[The exercise]:
Take the line containing "Write a LaTeX" as the first line and the line containing "(520.5,122) -- (1151,122);" as the last, and output that span verbatim without any images.

[Records for this task]:
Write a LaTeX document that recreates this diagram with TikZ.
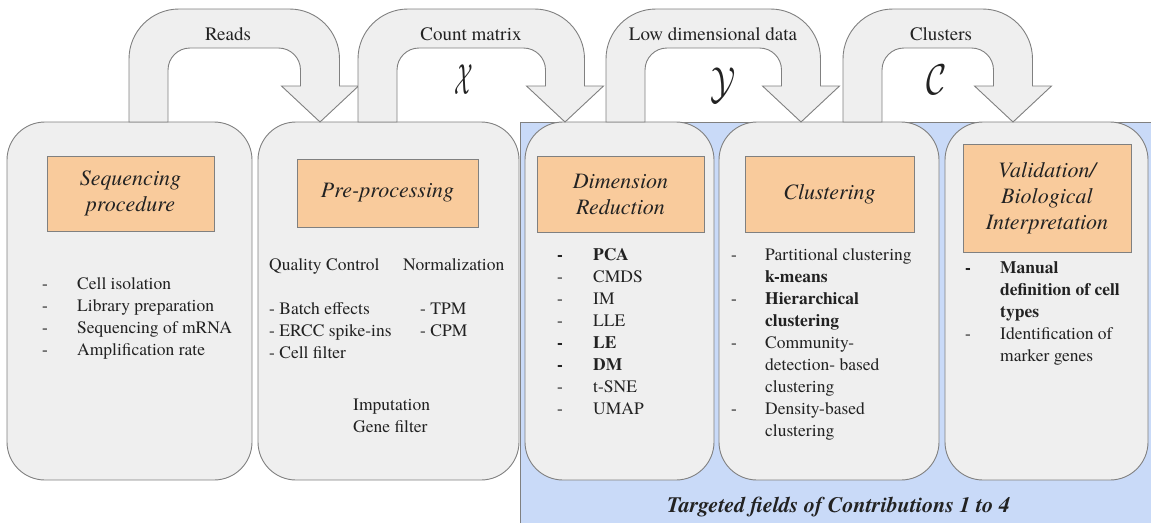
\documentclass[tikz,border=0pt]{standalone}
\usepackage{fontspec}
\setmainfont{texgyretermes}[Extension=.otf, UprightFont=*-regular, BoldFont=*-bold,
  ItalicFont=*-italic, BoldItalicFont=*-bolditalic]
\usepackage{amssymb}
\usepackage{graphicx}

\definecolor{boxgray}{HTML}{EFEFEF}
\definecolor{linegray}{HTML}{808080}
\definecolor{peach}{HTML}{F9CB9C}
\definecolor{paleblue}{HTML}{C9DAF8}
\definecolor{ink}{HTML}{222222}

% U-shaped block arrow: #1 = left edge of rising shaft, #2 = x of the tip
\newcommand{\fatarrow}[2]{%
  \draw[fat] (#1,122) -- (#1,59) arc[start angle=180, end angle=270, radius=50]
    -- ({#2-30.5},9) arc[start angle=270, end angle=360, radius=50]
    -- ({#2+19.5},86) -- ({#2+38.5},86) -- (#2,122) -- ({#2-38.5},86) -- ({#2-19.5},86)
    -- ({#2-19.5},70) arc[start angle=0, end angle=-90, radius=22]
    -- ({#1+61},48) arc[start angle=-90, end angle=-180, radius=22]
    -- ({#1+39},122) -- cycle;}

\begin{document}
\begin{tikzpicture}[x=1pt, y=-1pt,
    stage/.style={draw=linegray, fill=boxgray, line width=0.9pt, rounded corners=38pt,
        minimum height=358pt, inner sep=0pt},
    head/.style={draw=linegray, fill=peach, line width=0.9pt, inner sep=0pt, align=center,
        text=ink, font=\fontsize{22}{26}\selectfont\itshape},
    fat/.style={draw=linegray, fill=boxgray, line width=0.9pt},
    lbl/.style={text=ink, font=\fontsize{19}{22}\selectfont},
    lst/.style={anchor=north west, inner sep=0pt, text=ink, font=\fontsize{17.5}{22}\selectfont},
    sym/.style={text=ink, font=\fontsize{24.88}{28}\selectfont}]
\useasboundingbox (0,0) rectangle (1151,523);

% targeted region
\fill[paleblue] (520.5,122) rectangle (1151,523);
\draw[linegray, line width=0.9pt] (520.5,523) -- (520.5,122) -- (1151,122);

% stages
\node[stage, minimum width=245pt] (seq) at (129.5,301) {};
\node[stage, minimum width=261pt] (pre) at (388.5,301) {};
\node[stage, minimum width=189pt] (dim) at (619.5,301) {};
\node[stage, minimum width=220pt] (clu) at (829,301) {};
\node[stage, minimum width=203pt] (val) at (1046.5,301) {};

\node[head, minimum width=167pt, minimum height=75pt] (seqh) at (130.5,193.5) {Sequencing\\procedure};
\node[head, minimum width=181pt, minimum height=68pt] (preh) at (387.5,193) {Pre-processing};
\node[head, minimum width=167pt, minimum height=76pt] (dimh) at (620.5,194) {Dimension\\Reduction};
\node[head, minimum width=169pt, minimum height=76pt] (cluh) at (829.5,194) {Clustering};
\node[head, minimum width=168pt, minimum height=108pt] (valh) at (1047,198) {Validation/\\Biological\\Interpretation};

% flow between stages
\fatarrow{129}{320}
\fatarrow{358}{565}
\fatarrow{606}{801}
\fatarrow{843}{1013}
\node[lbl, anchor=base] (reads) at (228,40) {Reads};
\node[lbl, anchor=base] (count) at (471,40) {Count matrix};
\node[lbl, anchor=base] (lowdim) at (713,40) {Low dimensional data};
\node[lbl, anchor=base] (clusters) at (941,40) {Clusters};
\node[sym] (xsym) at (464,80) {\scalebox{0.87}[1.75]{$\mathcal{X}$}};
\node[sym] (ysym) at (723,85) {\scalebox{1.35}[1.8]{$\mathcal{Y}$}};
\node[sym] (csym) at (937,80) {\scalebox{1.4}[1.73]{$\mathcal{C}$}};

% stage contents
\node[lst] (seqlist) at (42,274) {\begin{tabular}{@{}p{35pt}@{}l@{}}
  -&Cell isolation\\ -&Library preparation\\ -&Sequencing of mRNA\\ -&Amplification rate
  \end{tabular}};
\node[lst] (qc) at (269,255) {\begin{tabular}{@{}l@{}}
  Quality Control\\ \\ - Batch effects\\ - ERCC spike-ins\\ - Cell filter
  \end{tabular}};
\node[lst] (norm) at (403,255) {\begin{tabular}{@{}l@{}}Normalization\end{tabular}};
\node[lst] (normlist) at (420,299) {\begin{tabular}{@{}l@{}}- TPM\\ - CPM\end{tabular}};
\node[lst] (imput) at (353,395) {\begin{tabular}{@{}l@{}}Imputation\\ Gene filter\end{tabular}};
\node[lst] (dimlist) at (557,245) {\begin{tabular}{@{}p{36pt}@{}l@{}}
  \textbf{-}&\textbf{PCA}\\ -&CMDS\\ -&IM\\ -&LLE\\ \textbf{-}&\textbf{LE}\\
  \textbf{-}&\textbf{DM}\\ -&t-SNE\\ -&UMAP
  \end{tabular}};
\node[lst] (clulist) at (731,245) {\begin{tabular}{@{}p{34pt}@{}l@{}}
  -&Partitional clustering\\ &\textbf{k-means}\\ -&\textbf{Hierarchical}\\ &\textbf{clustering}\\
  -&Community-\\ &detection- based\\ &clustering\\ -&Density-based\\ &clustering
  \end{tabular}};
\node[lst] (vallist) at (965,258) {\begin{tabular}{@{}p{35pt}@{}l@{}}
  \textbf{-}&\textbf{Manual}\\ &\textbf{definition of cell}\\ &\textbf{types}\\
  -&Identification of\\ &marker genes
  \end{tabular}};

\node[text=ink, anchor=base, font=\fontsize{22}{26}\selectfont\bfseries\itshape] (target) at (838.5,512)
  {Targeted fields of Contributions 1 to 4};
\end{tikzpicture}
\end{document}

--

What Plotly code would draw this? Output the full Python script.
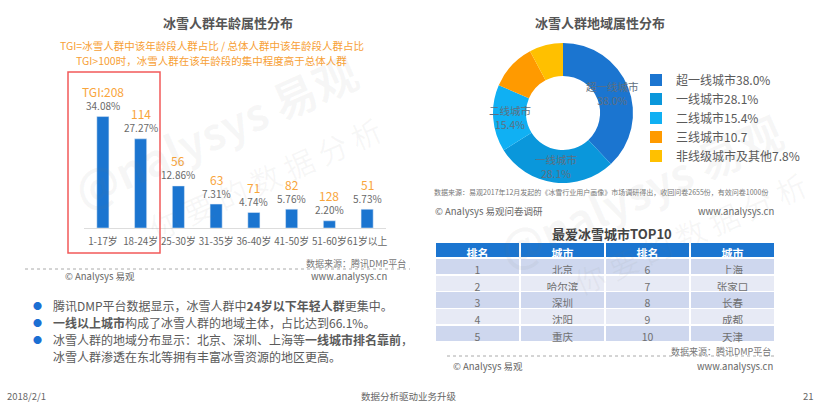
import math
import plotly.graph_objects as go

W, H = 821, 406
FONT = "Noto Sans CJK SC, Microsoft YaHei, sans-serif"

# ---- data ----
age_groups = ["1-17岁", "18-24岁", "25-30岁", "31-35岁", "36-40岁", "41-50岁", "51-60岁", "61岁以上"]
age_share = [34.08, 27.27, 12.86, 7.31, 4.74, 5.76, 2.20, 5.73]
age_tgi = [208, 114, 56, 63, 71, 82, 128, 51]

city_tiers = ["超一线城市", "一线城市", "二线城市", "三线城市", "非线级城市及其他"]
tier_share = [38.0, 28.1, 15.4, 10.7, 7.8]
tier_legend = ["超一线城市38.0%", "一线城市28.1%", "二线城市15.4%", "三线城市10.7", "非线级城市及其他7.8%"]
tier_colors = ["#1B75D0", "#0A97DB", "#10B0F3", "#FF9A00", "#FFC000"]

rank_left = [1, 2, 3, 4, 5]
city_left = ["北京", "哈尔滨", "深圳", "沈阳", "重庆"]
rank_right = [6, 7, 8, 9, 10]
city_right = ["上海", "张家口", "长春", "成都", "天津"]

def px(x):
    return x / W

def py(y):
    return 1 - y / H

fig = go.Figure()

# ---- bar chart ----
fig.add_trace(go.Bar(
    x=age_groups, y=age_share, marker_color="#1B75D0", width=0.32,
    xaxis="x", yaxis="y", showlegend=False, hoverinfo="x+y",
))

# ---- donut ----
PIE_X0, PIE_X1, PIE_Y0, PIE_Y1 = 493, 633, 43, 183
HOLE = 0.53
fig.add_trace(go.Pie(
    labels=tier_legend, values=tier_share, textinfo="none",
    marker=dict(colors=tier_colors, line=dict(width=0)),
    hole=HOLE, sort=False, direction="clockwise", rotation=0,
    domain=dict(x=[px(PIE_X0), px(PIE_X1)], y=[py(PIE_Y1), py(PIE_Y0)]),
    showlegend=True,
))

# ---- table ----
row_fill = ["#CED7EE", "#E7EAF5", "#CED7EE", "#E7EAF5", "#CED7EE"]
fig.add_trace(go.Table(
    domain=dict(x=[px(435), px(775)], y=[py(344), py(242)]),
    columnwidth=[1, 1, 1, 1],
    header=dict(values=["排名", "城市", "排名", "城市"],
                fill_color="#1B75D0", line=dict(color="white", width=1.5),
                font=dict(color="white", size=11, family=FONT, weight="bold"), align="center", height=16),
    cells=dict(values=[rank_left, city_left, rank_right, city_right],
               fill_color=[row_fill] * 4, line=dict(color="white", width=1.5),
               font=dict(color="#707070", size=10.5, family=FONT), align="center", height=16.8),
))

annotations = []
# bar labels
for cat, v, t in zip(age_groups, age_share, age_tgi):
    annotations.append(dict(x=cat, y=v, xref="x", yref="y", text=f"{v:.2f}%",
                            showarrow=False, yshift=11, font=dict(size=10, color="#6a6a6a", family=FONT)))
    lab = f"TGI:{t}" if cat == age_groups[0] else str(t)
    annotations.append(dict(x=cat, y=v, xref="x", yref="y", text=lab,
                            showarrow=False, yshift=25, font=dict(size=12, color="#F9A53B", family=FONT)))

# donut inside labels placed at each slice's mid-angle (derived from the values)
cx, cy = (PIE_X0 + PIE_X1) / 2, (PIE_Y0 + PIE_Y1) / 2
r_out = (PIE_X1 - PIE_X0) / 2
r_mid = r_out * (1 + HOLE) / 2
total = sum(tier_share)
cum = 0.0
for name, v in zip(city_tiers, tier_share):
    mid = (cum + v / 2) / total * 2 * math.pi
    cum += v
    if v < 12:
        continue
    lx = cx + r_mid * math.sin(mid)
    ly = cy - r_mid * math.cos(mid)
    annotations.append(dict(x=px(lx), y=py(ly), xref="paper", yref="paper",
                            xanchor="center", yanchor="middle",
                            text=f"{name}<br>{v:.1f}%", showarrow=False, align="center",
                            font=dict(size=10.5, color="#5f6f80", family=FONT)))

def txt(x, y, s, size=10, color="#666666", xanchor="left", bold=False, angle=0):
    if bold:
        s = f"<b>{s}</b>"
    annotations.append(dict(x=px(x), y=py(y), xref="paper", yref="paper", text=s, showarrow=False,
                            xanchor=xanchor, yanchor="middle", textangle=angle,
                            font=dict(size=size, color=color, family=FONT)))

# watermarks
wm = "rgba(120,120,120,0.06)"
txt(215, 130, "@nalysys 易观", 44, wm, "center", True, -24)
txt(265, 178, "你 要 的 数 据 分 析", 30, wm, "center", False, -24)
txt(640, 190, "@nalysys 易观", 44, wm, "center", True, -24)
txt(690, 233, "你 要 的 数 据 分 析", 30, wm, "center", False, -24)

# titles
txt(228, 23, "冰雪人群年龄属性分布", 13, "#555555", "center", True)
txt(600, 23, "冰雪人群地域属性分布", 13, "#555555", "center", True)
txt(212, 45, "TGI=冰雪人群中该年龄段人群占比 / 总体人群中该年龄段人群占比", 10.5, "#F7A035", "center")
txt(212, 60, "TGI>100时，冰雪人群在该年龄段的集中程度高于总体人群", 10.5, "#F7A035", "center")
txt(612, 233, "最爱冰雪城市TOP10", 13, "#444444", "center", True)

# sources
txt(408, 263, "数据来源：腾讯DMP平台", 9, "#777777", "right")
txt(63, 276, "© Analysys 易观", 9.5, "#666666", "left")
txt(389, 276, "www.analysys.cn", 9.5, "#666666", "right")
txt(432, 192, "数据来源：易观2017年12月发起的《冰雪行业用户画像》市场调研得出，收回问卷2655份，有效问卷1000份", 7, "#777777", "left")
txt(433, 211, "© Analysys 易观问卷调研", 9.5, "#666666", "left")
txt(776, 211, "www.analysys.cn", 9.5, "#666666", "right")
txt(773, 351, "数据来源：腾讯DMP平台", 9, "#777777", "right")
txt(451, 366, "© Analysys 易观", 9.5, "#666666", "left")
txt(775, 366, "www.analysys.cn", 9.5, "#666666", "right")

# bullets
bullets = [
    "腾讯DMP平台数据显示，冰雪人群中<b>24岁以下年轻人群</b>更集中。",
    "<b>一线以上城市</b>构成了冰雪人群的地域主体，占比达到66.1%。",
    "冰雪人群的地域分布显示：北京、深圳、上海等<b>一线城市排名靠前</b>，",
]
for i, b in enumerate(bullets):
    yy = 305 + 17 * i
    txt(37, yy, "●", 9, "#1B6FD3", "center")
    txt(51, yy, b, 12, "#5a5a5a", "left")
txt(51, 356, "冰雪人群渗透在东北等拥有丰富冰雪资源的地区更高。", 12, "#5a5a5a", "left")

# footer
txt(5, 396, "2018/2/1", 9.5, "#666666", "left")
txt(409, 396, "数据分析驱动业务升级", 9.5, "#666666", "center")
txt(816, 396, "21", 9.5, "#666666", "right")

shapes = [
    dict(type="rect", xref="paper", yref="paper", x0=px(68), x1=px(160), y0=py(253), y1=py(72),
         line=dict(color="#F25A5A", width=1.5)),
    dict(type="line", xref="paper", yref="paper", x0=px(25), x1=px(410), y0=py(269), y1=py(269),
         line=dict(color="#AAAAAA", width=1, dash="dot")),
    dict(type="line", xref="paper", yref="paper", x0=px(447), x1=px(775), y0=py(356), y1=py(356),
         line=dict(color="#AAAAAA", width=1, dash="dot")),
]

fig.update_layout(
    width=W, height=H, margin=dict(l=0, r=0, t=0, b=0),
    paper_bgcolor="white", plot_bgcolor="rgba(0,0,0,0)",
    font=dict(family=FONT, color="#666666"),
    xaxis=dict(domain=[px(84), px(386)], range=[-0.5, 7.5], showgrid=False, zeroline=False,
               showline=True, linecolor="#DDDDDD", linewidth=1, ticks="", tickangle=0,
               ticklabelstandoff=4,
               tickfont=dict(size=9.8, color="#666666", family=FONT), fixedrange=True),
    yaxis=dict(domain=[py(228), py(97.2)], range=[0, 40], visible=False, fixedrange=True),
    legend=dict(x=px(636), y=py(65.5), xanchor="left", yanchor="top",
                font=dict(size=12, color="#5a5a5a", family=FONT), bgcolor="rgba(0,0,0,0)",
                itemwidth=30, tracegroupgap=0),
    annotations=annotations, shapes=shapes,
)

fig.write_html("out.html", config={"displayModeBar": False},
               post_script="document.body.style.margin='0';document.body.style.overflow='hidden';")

[Solution to this problem]:
Write a LaTeX document that recreates this diagram with TikZ.
\documentclass[tikz,border=0pt]{standalone}
\usepackage{fontspec}
\setmainfont{texgyretermes}[Extension=.otf, UprightFont=*-regular, BoldFont=*-bold,
  ItalicFont=*-italic, BoldItalicFont=*-bolditalic]
\usepackage{amssymb}
\usepackage{graphicx}

\definecolor{boxgray}{HTML}{EFEFEF}
\definecolor{linegray}{HTML}{808080}
\definecolor{peach}{HTML}{F9CB9C}
\definecolor{paleblue}{HTML}{C9DAF8}
\definecolor{ink}{HTML}{222222}

% U-shaped block arrow: #1 = left edge of rising shaft, #2 = x of the tip
\newcommand{\fatarrow}[2]{%
  \draw[fat] (#1,122) -- (#1,59) arc[start angle=180, end angle=270, radius=50]
    -- ({#2-30.5},9) arc[start angle=270, end angle=360, radius=50]
    -- ({#2+19.5},86) -- ({#2+38.5},86) -- (#2,122) -- ({#2-38.5},86) -- ({#2-19.5},86)
    -- ({#2-19.5},70) arc[start angle=0, end angle=-90, radius=22]
    -- ({#1+61},48) arc[start angle=-90, end angle=-180, radius=22]
    -- ({#1+39},122) -- cycle;}

\begin{document}
\begin{tikzpicture}[x=1pt, y=-1pt,
    stage/.style={draw=linegray, fill=boxgray, line width=0.9pt, rounded corners=38pt,
        minimum height=358pt, inner sep=0pt},
    head/.style={draw=linegray, fill=peach, line width=0.9pt, inner sep=0pt, align=center,
        text=ink, font=\fontsize{22}{26}\selectfont\itshape},
    fat/.style={draw=linegray, fill=boxgray, line width=0.9pt},
    lbl/.style={text=ink, font=\fontsize{19}{22}\selectfont},
    lst/.style={anchor=north west, inner sep=0pt, text=ink, font=\fontsize{17.5}{22}\selectfont},
    sym/.style={text=ink, font=\fontsize{24.88}{28}\selectfont}]
\useasboundingbox (0,0) rectangle (1151,523);

% targeted region
\fill[paleblue] (520.5,122) rectangle (1151,523);
\draw[linegray, line width=0.9pt] (520.5,523) -- (520.5,122) -- (1151,122);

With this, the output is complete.